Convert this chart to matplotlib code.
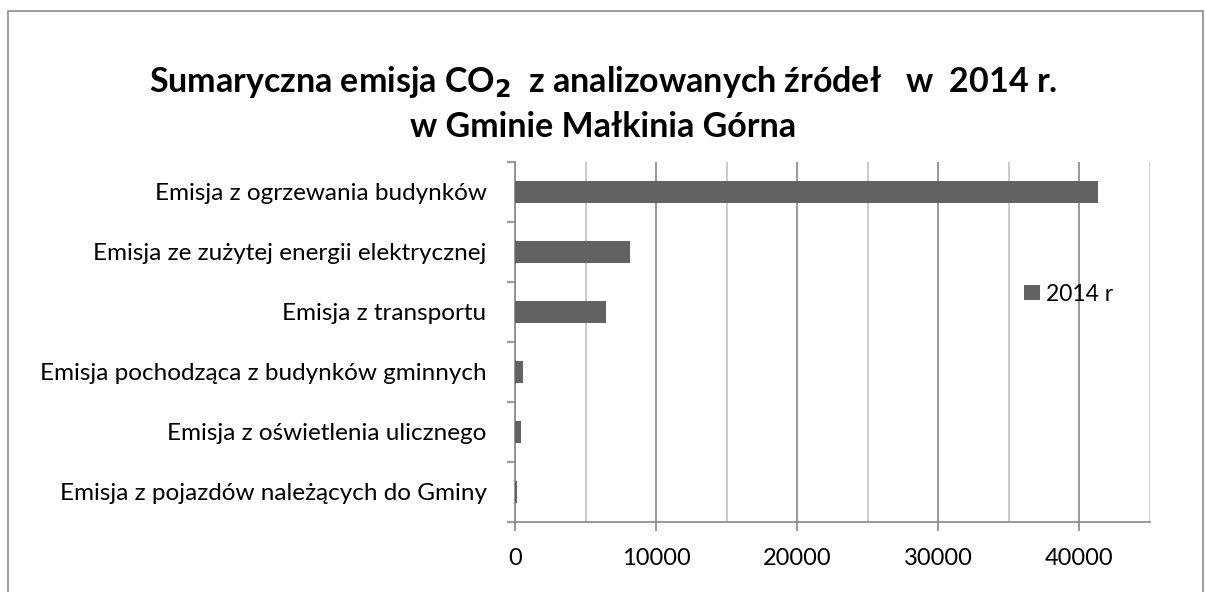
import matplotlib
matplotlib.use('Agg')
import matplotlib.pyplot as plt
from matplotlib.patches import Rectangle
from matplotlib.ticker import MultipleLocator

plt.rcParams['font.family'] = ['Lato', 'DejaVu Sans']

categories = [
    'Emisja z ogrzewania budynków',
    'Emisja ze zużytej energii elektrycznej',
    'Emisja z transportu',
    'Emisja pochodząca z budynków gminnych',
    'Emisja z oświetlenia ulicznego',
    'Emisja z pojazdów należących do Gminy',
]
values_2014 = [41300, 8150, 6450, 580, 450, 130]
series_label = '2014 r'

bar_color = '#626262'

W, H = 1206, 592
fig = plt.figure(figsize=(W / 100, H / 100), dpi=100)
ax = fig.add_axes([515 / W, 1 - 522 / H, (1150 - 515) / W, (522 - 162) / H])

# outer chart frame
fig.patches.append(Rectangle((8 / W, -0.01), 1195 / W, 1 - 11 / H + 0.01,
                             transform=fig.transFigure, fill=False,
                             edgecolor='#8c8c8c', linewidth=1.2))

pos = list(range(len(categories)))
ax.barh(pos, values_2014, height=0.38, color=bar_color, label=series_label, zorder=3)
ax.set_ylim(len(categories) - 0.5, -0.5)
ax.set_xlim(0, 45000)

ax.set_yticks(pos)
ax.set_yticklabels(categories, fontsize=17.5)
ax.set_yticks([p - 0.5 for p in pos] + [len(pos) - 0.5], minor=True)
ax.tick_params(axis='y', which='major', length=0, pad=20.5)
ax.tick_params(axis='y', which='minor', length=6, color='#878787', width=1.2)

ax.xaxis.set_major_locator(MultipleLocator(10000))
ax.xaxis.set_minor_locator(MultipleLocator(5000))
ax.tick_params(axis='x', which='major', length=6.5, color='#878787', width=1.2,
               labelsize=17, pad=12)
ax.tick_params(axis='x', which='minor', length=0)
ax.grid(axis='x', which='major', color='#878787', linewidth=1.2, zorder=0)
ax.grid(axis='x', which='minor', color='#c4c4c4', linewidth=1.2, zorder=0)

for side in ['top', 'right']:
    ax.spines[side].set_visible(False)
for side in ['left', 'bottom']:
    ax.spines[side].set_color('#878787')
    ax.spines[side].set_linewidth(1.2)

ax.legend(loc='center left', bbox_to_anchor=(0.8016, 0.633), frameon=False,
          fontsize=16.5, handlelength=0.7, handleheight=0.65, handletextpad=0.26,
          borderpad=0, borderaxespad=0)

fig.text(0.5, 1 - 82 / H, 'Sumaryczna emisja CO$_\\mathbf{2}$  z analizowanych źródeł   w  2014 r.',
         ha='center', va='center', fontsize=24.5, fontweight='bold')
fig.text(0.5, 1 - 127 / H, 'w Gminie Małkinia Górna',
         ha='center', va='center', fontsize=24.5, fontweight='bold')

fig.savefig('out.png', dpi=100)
* * *
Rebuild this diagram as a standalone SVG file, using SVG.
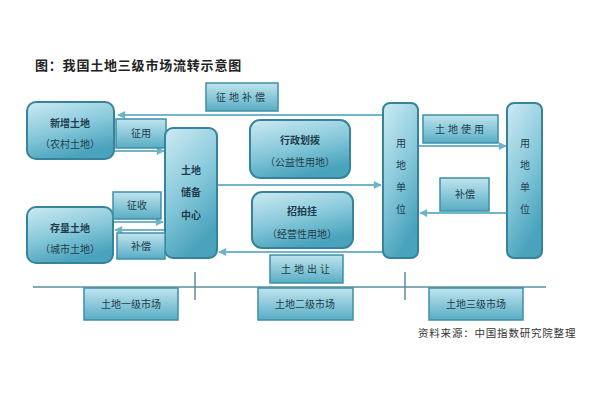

=== PROBLEM TO SOLVE ===
In the listing above, find the line with "Convert this chart to matplotlib code." and the line with "ax = fig.add_axes([515". Set down both and every line between them, minus the pictures.

=== FULL OUTPUT ===
Convert this chart to matplotlib code.
import matplotlib
matplotlib.use('Agg')
import matplotlib.pyplot as plt
from matplotlib.patches import Rectangle
from matplotlib.ticker import MultipleLocator

plt.rcParams['font.family'] = ['Lato', 'DejaVu Sans']

categories = [
    'Emisja z ogrzewania budynków',
    'Emisja ze zużytej energii elektrycznej',
    'Emisja z transportu',
    'Emisja pochodząca z budynków gminnych',
    'Emisja z oświetlenia ulicznego',
    'Emisja z pojazdów należących do Gminy',
]
values_2014 = [41300, 8150, 6450, 580, 450, 130]
series_label = '2014 r'

bar_color = '#626262'

W, H = 1206, 592
fig = plt.figure(figsize=(W / 100, H / 100), dpi=100)
ax = fig.add_axes([515 / W, 1 - 522 / H, (1150 - 515) / W, (522 - 162) / H])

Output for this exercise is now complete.